Sunday, December 12, 2010

Day trip . . .

. . . to Vomero

My efforts to learn italiano are being hindered by the lack of opportunity to practice. Classwork and homework just are not enough. So, when our instructor organized a field trip to the Certosa e Museo di San Martino in Vomero, I decided to tag along.

No, this is not the entrance to the museum. Because Vomero's streets have the layout of a plate of spaghetti, and the width of a Smartcar, I decided to take the Metro from the NATO compound. I parked my car securely inside the gate, behind the two Italian guards sitting on their version of a Bradley mounted with a fairly large machine gun. This is the first part of the path from NATO to the Metro station. Inviting, innit?

When I arrived at Montesanto station, at the bottom of Vomero hill, I was greeted by proof positive of Naples' current garbage crisis.

How competent are you at parallel parking? It's an art in Napoli, and people take no prisoners. If there is a spot with 2" of clearance on each end, someone will park a car there.
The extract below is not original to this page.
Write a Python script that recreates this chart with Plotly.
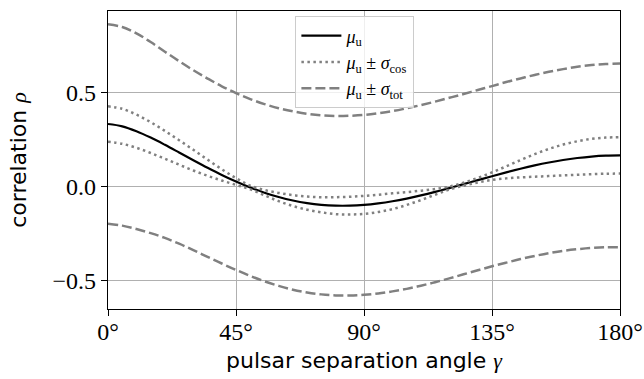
import plotly.graph_objects as go

# pulsar separation angle (degrees)
gamma_deg = [0, 5, 10, 15, 20, 25, 30, 35, 40, 45, 50, 55, 60, 65, 70, 75, 80, 85, 90,
             95, 100, 105, 110, 115, 120, 125, 130, 135, 140, 145, 150, 155, 160, 165, 170, 175, 180]
# mean correlation mu_u
mu_u = [0.3333, 0.3211, 0.2950, 0.2611, 0.2227, 0.1821, 0.1411, 0.1010, 0.0628, 0.0276,
        -0.0041, -0.0317, -0.0549, -0.0735, -0.0873, -0.0963, -0.1007, -0.1007, -0.0966,
        -0.0886, -0.0773, -0.0630, -0.0462, -0.0275, -0.0074, 0.0135, 0.0348, 0.0559,
        0.0763, 0.0955, 0.1131, 0.1287, 0.1420, 0.1526, 0.1604, 0.1651, 0.1667]
# cosmic standard deviation
sigma_cos = [0.094, 0.093, 0.088, 0.082, 0.074, 0.065, 0.055, 0.043, 0.030, 0.018,
             0.010, 0.014, 0.022, 0.029, 0.035, 0.040, 0.045, 0.047, 0.048,
             0.046, 0.042, 0.034, 0.025, 0.015, 0.008, 0.008, 0.012, 0.020,
             0.032, 0.046, 0.060, 0.072, 0.082, 0.089, 0.094, 0.096, 0.097]
# total standard deviation
sigma_tot = [0.530, 0.528, 0.520, 0.508, 0.495, 0.485, 0.478, 0.474, 0.471, 0.470,
             0.470, 0.471, 0.472, 0.474, 0.475, 0.476, 0.477, 0.478, 0.478,
             0.479, 0.479, 0.480, 0.480, 0.480, 0.480, 0.479, 0.479, 0.479,
             0.480, 0.480, 0.481, 0.482, 0.483, 0.485, 0.486, 0.487, 0.488]

x_tickvals = [0, 45, 90, 135, 180]
x_ticktext = ["0°", "45°", "90°", "135°", "180°"]
y_tickvals = [-0.5, 0.0, 0.5]
y_ticktext = ["−0.5", "0.0", "0.5"]

GRAY = "#808080"
SERIF = "Liberation Serif"

cos_hi = [m + s for m, s in zip(mu_u, sigma_cos)]
cos_lo = [m - s for m, s in zip(mu_u, sigma_cos)]
tot_hi = [m + s for m, s in zip(mu_u, sigma_tot)]
tot_lo = [m - s for m, s in zip(mu_u, sigma_tot)]

fig = go.Figure()
fig.add_trace(go.Scatter(x=gamma_deg, y=mu_u, mode="lines", line_shape="spline",
                         line=dict(color="black", width=2.2),
                         name="<i>μ</i><sub>u</sub>"))
fig.add_trace(go.Scatter(x=gamma_deg, y=cos_hi, mode="lines", line_shape="spline",
                         line=dict(color=GRAY, width=2.5, dash="2.5px,3.5px"),
                         name="<i>μ</i><sub>u</sub> ± <i>σ</i><sub>cos</sub>", legendgroup="cos"))
fig.add_trace(go.Scatter(x=gamma_deg, y=cos_lo, mode="lines", line_shape="spline",
                         line=dict(color=GRAY, width=2.5, dash="2.5px,3.5px"),
                         showlegend=False, legendgroup="cos"))
fig.add_trace(go.Scatter(x=gamma_deg, y=tot_hi, mode="lines", line_shape="spline",
                         line=dict(color=GRAY, width=2.5, dash="10px,4px"),
                         name="<i>μ</i><sub>u</sub> ± <i>σ</i><sub>tot</sub>", legendgroup="tot"))
fig.add_trace(go.Scatter(x=gamma_deg, y=tot_lo, mode="lines", line_shape="spline",
                         line=dict(color=GRAY, width=2.5, dash="10px,4px"),
                         showlegend=False, legendgroup="tot"))

fig.update_layout(
    width=644, height=379,
    margin=dict(l=108, r=24, t=11, b=70, autoexpand=False),
    paper_bgcolor="white", plot_bgcolor="white",
    showlegend=True,
    legend=dict(x=0.366, y=0.982, xanchor="left", yanchor="top",
                bgcolor="rgba(255,255,255,0.8)", bordercolor="#cccccc", borderwidth=1,
                font=dict(family=SERIF, size=18, color="black"),
                itemwidth=40, tracegroupgap=0),
    xaxis=dict(range=[0, 180], tickvals=x_tickvals, ticktext=x_ticktext,
               showgrid=True, gridcolor="#b0b0b0", gridwidth=1,
               showline=True, linecolor="black", linewidth=1.3, mirror=True,
               ticks="outside", ticklen=6, tickcolor="black", tickwidth=1.2,
               zeroline=False, ticklabelstandoff=-5,
               tickfont=dict(family=SERIF, size=24, color="black"),
               title=dict(text="pulsar separation angle <span style=\"font-family:Liberation Serif\"><i>γ</i></span>",
                          font=dict(family="DejaVu Sans", size=22, color="black"), standoff=8)),
    yaxis=dict(range=[-0.65, 0.934], tickvals=y_tickvals, ticktext=y_ticktext,
               showgrid=True, gridcolor="#b0b0b0", gridwidth=1,
               showline=True, linecolor="black", linewidth=1.3, mirror=True,
               ticks="outside", ticklen=6, tickcolor="black", tickwidth=1.2,
               zeroline=False,
               tickfont=dict(family=SERIF, size=24, color="black"),
               title=dict(text="correlation <span style=\"font-family:Liberation Serif\"><i>ρ</i></span>",
                          font=dict(family="DejaVu Sans", size=22, color="black"), standoff=19)),
)

fig.write_html("out.html")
They primarily park by sound, and bumpers are well used - if present at all.

This is the cloister inside the church. It isn't an abbey in the common sense of the word. A Carthusian Charterhouse is essentially a community of hermits. Each house is headed by a prior and is populated by choir monks and lay brothers. This cloister is also a cemetery. Those globes on the fence are carved stone skulls, but the graves are not marked.

The sanctuary of the church is an amazing example of tireless, patient craftsmanship. The floor, columns, steps, and partitions are all marble, and are shaped as a master woodworker would execute joinery. The amount of time required to do this magnificent work is simply beyond comprehension.

Then, there's the view from the plaza outside the museum, with Vesuvio overlooking all. Bellissimo!

Napoli is sometimes called "A pretty girl with dirty feet." Today, I saw the dirty feet, but the pretty girl was still enchanting.